◆ Requirements ◆
Return, without pictures, the lines from the start of the data through the one that contains "const yTitle = 'Abs (A.U.)';".

----------

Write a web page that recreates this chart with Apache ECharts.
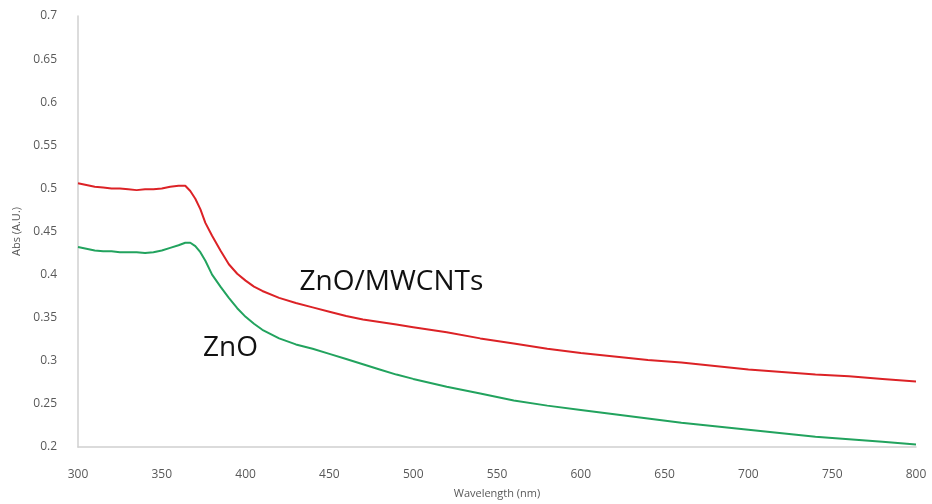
<!DOCTYPE html>
<html>
<head>
<meta charset="utf-8">
<script src="https://cdn.jsdelivr.net/npm/echarts@6/dist/echarts.min.js"></script>
<style>html,body{margin:0;padding:0;background:#fff;}#c{width:932px;height:504px;}</style>
</head>
<body>
<div id="c"></div>
<script>
const wavelength = [300,305,310,315,320,325,330,335,340,345,350,355,360,364,367,370,373,376,380,385,390,395,400,405,410,420,430,440,450,460,470,480,490,500,520,540,560,580,600,620,640,660,680,700,720,740,760,780,800];
const absMWCNT = [0.506,0.504,0.502,0.501,0.500,0.500,0.499,0.498,0.499,0.499,0.500,0.502,0.503,0.503,0.497,0.488,0.476,0.460,0.445,0.428,0.412,0.401,0.393,0.386,0.381,0.373,0.367,0.362,0.357,0.352,0.348,0.345,0.342,0.339,0.333,0.326,0.320,0.314,0.309,0.305,0.301,0.298,0.294,0.290,0.287,0.284,0.282,0.279,0.276];
const absZnO = [0.432,0.430,0.428,0.427,0.427,0.426,0.426,0.426,0.425,0.426,0.428,0.431,0.434,0.437,0.437,0.433,0.426,0.416,0.400,0.386,0.373,0.361,0.351,0.343,0.336,0.326,0.319,0.314,0.308,0.302,0.296,0.290,0.284,0.279,0.270,0.262,0.254,0.248,0.243,0.238,0.233,0.228,0.224,0.220,0.216,0.212,0.209,0.206,0.203];
const seriesNames = ['ZnO/MWCNTs','ZnO'];
const labelPosMWCNT = [487, 0.391];
const labelPosZnO = [391, 0.315];
const xTitle = 'Wavelength (nm)';
const yTitle = 'Abs (A.U.)';

const chart = echarts.init(document.getElementById('c'), null, {renderer:'canvas'});
const axisTxt = {color:'#595959', fontFamily:'Open Sans', fontSize:12};
function mk(name, color, ys, pos){
  return {
    name: name, type:'line', showSymbol:false, animation:false,
    data: wavelength.map((w,i)=>[w, ys[i]]),
    lineStyle:{color:color, width:2}, itemStyle:{color:color},
    markPoint:{symbol:'circle', symbolSize:0, silent:true, animation:false,
      data:[{coord:pos, label:{show:true, position:'inside', formatter:name, color:'#111', fontFamily:'Open Sans', fontSize:28}}]}
  };
}
chart.setOption({
  animation:false,
  grid:{left:78, right:16, top:16, bottom:56.5},
  xAxis:{type:'value', min:300, max:800, interval:50,
    axisLine:{show:true, lineStyle:{color:'#d0d0d0', width:1.5}}, axisTick:{show:false}, splitLine:{show:false},
    axisLabel:Object.assign({margin:22}, axisTxt),
    name:xTitle, nameLocation:'middle', nameGap:41, nameTextStyle:{color:'#595959', fontFamily:'Open Sans', fontSize:11}},
  yAxis:{type:'value', min:0.2, max:0.7, interval:0.05,
    axisLine:{show:true, lineStyle:{color:'#d0d0d0', width:1.5}}, axisTick:{show:false}, splitLine:{show:false},
    axisLabel:Object.assign({margin:21, formatter:v=>String(+v.toFixed(2))}, axisTxt),
    name:yTitle, nameLocation:'middle', nameGap:54, nameTextStyle:{color:'#595959', fontFamily:'Open Sans', fontSize:11}},
  series:[mk(seriesNames[0], '#dc2226', absMWCNT, labelPosMWCNT), mk(seriesNames[1], '#22a35e', absZnO, labelPosZnO)]
});
</script>
</body>
</html>
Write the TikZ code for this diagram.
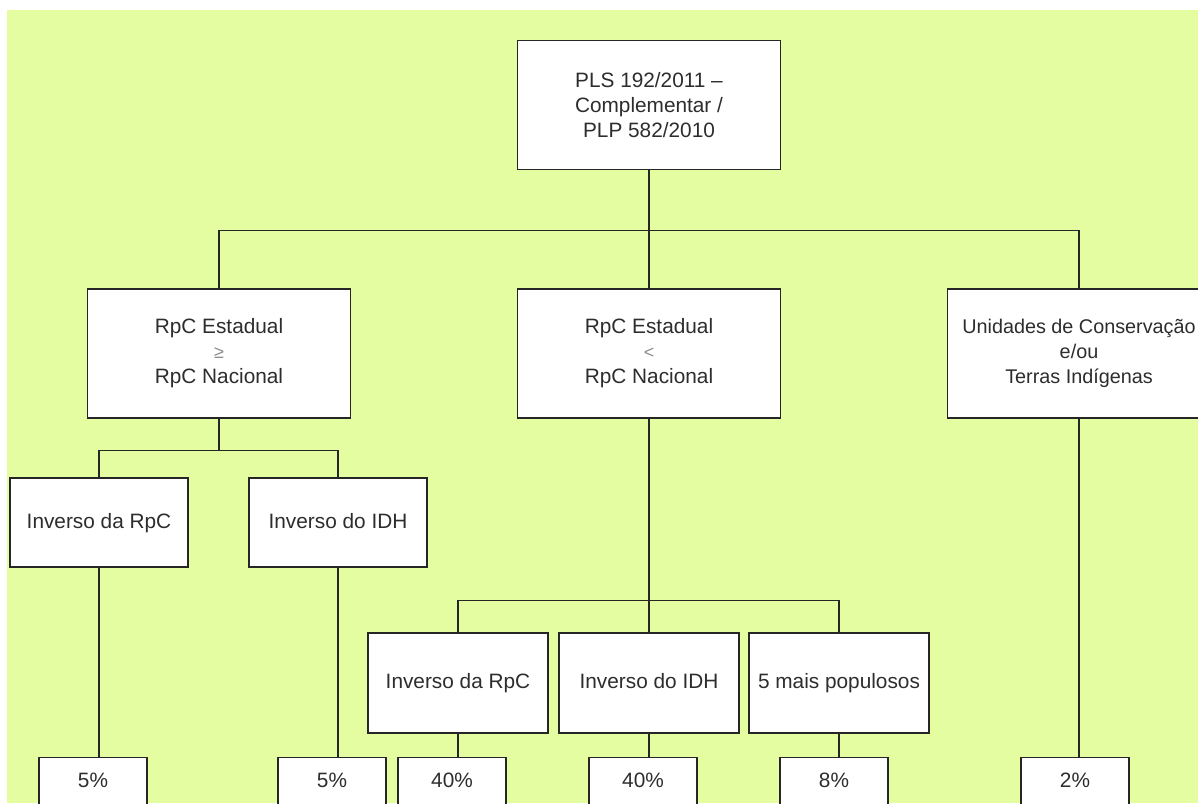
\documentclass[tikz,border=0pt]{standalone}
\usepackage{fontspec}
\setmainfont{Liberation Sans}
\usetikzlibrary{positioning}

\definecolor{bggreen}{RGB}{227,253,160}
\definecolor{txtgray}{RGB}{45,45,45}
\newcommand{\relsym}[1]{{\color{black!45}\fontsize{18}{25}\selectfont #1}}

\begin{document}
\begin{tikzpicture}[x=1pt, y=-1pt,
        box/.style={draw=black!85, line width=1.3pt, fill=white, rectangle, align=center, inner sep=0pt, text=txtgray, font=\fontsize{20.8}{25}\selectfont},
        oneline/.style={box, text height=15pt, text depth=4pt},
        bigbox/.style={box, minimum width=263pt, minimum height=129pt},
        smallbox/.style={oneline, minimum width=178pt, minimum height=89pt},
        midbox/.style={oneline, minimum width=180pt, minimum height=100pt},
        pctbox/.style={oneline, anchor=north, minimum width=108pt, minimum height=48pt},
        link/.style={draw=black!85, line width=1.3pt}
    ]
        \clip (0,0) rectangle (1198,803);
        \fill[white] (0,0) rectangle (1198,803);
        \fill[bggreen] (7,10) rectangle (1198,803);

        % top and second level
        \node[bigbox] (pls) at (649,105) {PLS 192/2011 --\\Complementar /\\PLP 582/2010};
        \node[bigbox] (rpcmaior) at (219,353.5) {RpC Estadual\\\relsym{≥}\\RpC Nacional};
        \node[bigbox] (rpcmenor) at (649,353.5) {RpC Estadual\\\relsym{<}\\RpC Nacional};
        \node[bigbox, font=\fontsize{19.8}{25}\selectfont] (ucti) at (1079,353.5) {Unidades de Conservação\\e/ou\\Terras Indígenas};

        % criteria
        \node[smallbox] (invrpcA) at (99,522.5) {Inverso da RpC};
        \node[smallbox] (invidhA) at (338,522.5) {Inverso do IDH};
        \node[midbox] (invrpcB) at (458,683) {Inverso da RpC};
        \node[midbox] (invidhB) at (649,683) {Inverso do IDH};
        \node[midbox] (populosos) at (839,683) {5 mais populosos};

        % shares
        \node[pctbox] (pctA1) at (93,757) {5\%};
        \node[pctbox] (pctA2) at (332,757) {5\%};
        \node[pctbox] (pctB1) at (452,757) {40\%};
        \node[pctbox] (pctB2) at (643,757) {40\%};
        \node[pctbox] (pctB3) at (834,757) {8\%};
        \node[pctbox] (pctUC) at (1075,757) {2\%};

        \draw[link] (pls.south) -- (rpcmenor.north);
        \draw[link] (pls.south) -- ++(0,60) -| (rpcmaior.north);
        \draw[link] (pls.south) -- ++(0,60) -| (ucti.north);

        \draw[link] (rpcmaior.south) -- ++(0,32) -| (invrpcA.north);
        \draw[link] (rpcmaior.south) -- ++(0,32) -| (invidhA.north);
        \draw[link] (rpcmenor.south) -- (invidhB.north);
        \draw[link] (rpcmenor.south) -- ++(0,182) -| (invrpcB.north);
        \draw[link] (rpcmenor.south) -- ++(0,182) -| (populosos.north);

        \draw[link] (invrpcA.south) -- (invrpcA.south |- pctA1.north);
        \draw[link] (invidhA.south) -- (invidhA.south |- pctA2.north);
        \draw[link] (invrpcB.south) -- (invrpcB.south |- pctB1.north);
        \draw[link] (invidhB.south) -- (invidhB.south |- pctB2.north);
        \draw[link] (populosos.south) -- (populosos.south |- pctB3.north);
        \draw[link] (ucti.south) -- (ucti.south |- pctUC.north);
    \end{tikzpicture}
\end{document}
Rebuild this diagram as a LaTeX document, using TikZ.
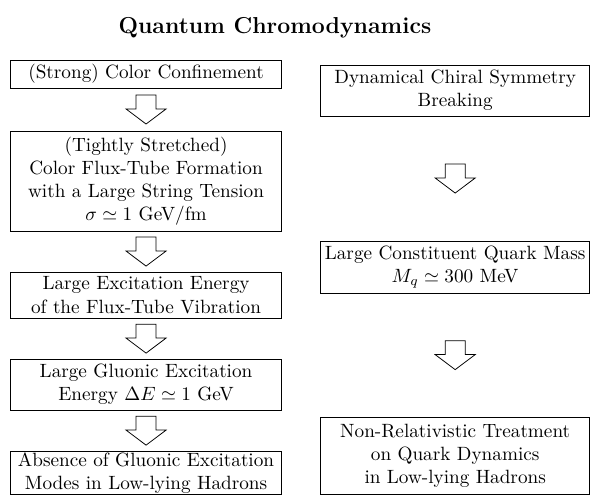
\documentclass[tikz,border=0pt]{standalone}
\usetikzlibrary{calc}
\begin{document}
\begin{tikzpicture}[
  box/.style={draw, rectangle, align=center, inner sep=0pt, text width=4.95cm},
  fatarrow/.pic={\draw (-0.183,0.265) -- (0.183,0.265) -- (0.183,0.01) -- (0.366,0.01) -- (0,-0.265) -- (-0.366,0.01) -- (-0.183,0.01) -- cycle;}
]
\useasboundingbox (0,0) rectangle (10.83,-9.08);
\node[font=\large\bfseries] (title) at (5.03,-0.5) {Quantum Chromodynamics};
% left column
\node[box, minimum height=0.512cm] (conf) at (2.672,-1.354) {(Strong) Color Confinement};
\node[box, minimum height=1.83cm] (flux) at (2.672,-3.312) {(Tightly Stretched)\\Color Flux-Tube Formation\\with a Large String Tension\\\mbox{$\sigma\simeq 1$ GeV/fm}};
\node[box, minimum height=0.842cm] (excit) at (2.672,-5.399) {Large Excitation Energy\\of the Flux-Tube Vibration};
\node[box, minimum height=0.933cm] (gluon) at (2.672,-7.036) {Large Gluonic Excitation\\\mbox{Energy $\Delta E\simeq 1$ GeV}};
\node[box, minimum height=0.787cm] (absence) at (2.672,-8.647) {Absence of Gluonic Excitation\\Modes in Low-lying Hadrons};
% right column
\node[box, text width=4.92cm, minimum height=0.933cm] (chiral) at (8.327,-1.656) {Dynamical Chiral Symmetry\\Breaking};
\node[box, text width=4.92cm, minimum height=0.952cm] (mass) at (8.327,-4.886) {Large Constituent Quark Mass\\\mbox{$M_q\simeq 300$ MeV}};
\node[box, text width=4.92cm, minimum height=1.409cm] (nonrel) at (8.327,-8.336) {Non-Relativistic Treatment\\on Quark Dynamics\\in Low-lying Hadrons};
% arrows
\pic at ($(conf.south)!0.5!(flux.north)$) {fatarrow};
\pic at ($(flux.south)!0.5!(excit.north)$) {fatarrow};
\pic at ($(excit.south)!0.5!(gluon.north)$) {fatarrow};
\pic at ($(gluon.south)!0.5!(absence.north)$) {fatarrow};
\pic at ($(chiral.south)!0.5!(mass.north)$) {fatarrow};
\pic at ($(mass.south)!0.5!(nonrel.north)$) {fatarrow};
\end{tikzpicture}
\end{document}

----------

◆ The answer ◆
Write a web page that recreates this chart with Apache ECharts.
<!DOCTYPE html>
<html>
<head>
<meta charset="utf-8">
<script src="https://cdn.jsdelivr.net/npm/echarts@6/dist/echarts.min.js"></script>
<style>html,body{margin:0;padding:0;background:#fff;}#c{width:932px;height:504px;}</style>
</head>
<body>
<div id="c"></div>
<script>
const wavelength = [300,305,310,315,320,325,330,335,340,345,350,355,360,364,367,370,373,376,380,385,390,395,400,405,410,420,430,440,450,460,470,480,490,500,520,540,560,580,600,620,640,660,680,700,720,740,760,780,800];
const absMWCNT = [0.506,0.504,0.502,0.501,0.500,0.500,0.499,0.498,0.499,0.499,0.500,0.502,0.503,0.503,0.497,0.488,0.476,0.460,0.445,0.428,0.412,0.401,0.393,0.386,0.381,0.373,0.367,0.362,0.357,0.352,0.348,0.345,0.342,0.339,0.333,0.326,0.320,0.314,0.309,0.305,0.301,0.298,0.294,0.290,0.287,0.284,0.282,0.279,0.276];
const absZnO = [0.432,0.430,0.428,0.427,0.427,0.426,0.426,0.426,0.425,0.426,0.428,0.431,0.434,0.437,0.437,0.433,0.426,0.416,0.400,0.386,0.373,0.361,0.351,0.343,0.336,0.326,0.319,0.314,0.308,0.302,0.296,0.290,0.284,0.279,0.270,0.262,0.254,0.248,0.243,0.238,0.233,0.228,0.224,0.220,0.216,0.212,0.209,0.206,0.203];
const seriesNames = ['ZnO/MWCNTs','ZnO'];
const labelPosMWCNT = [487, 0.391];
const labelPosZnO = [391, 0.315];
const xTitle = 'Wavelength (nm)';
const yTitle = 'Abs (A.U.)';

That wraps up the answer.